* WHAT IS BEING ASKED *
Can you write out all the lines word for word, with no pictures?
*** SOURCE MATERIAL ***
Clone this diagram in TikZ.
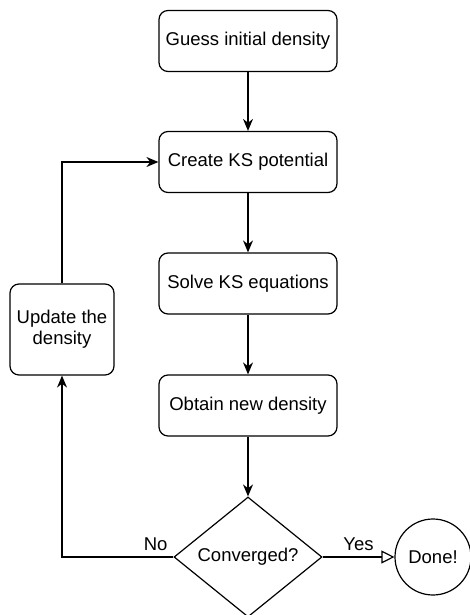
\documentclass[tikz,border=0pt]{standalone}
\usepackage{fontspec}
\setmainfont{Liberation Sans}
\usepackage{tikz}
\usetikzlibrary{arrows.meta}
\usetikzlibrary{shapes.geometric}

\begin{document}
\begin{tikzpicture}
     [
     x=1pt, y=-1pt,
     schritt/.style = {draw, rounded corners=9pt, minimum width=178pt, minimum height=61pt, inner sep=0pt},
     test/.style = {draw, shape=diamond, aspect=1.23, minimum width=148pt, minimum height=120pt, inner sep=0pt},
     ende/.style = {draw, shape=circle, minimum size=76pt, inner sep=0pt},
     >={Stealth[length=12pt,width=10pt]}, line width=1.2pt
     ]
     \fontsize{18.5}{21}\selectfont

     \useasboundingbox (0,0) rectangle (470,615);

    \draw (248,41) node[schritt] (guess) {Guess initial density}
               (248,162) node[schritt] (ks) {Create KS potential}
               (248,283.5) node[schritt] (solve) {Solve KS equations}
               (248,405.5) node[schritt] (obtain) {Obtain new density}
               (62,329.5) node[schritt,minimum width=104pt,minimum height=91pt,align=center] (update) {Update the\\density}
               (248,557) node[test] (conv) {Converged?}
               (433,557) node[ende] (done) {Done!}
     ;

     \draw[->] (guess) edge (ks) (ks) edge (solve) (solve) edge (obtain)
     (obtain) edge (conv);

     \draw[->] (conv.west) -| node[pos=0.08,above] {No} (update.south);
     \draw[->] (update.north) |- (ks.west);
     \draw[-{Triangle[open,length=13pt,width=13pt]}] (conv.east) -- node[above] {Yes} (done.west);
  \end{tikzpicture}
\end{document}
***
* THE RESULT *
Clone this diagram in TikZ.
\documentclass[tikz,border=0pt]{standalone}
\usepackage{fontspec}
\setmainfont{Liberation Sans}
\usepackage{tikz}
\usetikzlibrary{arrows.meta}
\usetikzlibrary{shapes.geometric}

\begin{document}
\begin{tikzpicture}
     [
     x=1pt, y=-1pt,
     schritt/.style = {draw, rounded corners=9pt, minimum width=178pt, minimum height=61pt, inner sep=0pt},
     test/.style = {draw, shape=diamond, aspect=1.23, minimum width=148pt, minimum height=120pt, inner sep=0pt},
     ende/.style = {draw, shape=circle, minimum size=76pt, inner sep=0pt},
     >={Stealth[length=12pt,width=10pt]}, line width=1.2pt
     ]
     \fontsize{18.5}{21}\selectfont

     \useasboundingbox (0,0) rectangle (470,615);

    \draw (248,41) node[schritt] (guess) {Guess initial density}
               (248,162) node[schritt] (ks) {Create KS potential}
               (248,283.5) node[schritt] (solve) {Solve KS equations}
               (248,405.5) node[schritt] (obtain) {Obtain new density}
               (62,329.5) node[schritt,minimum width=104pt,minimum height=91pt,align=center] (update) {Update the\\density}
               (248,557) node[test] (conv) {Converged?}
               (433,557) node[ende] (done) {Done!}
     ;

     \draw[->] (guess) edge (ks) (ks) edge (solve) (solve) edge (obtain)
     (obtain) edge (conv);

     \draw[->] (conv.west) -| node[pos=0.08,above] {No} (update.south);
     \draw[->] (update.north) |- (ks.west);
     \draw[-{Triangle[open,length=13pt,width=13pt]}] (conv.east) -- node[above] {Yes} (done.west);
  \end{tikzpicture}
\end{document}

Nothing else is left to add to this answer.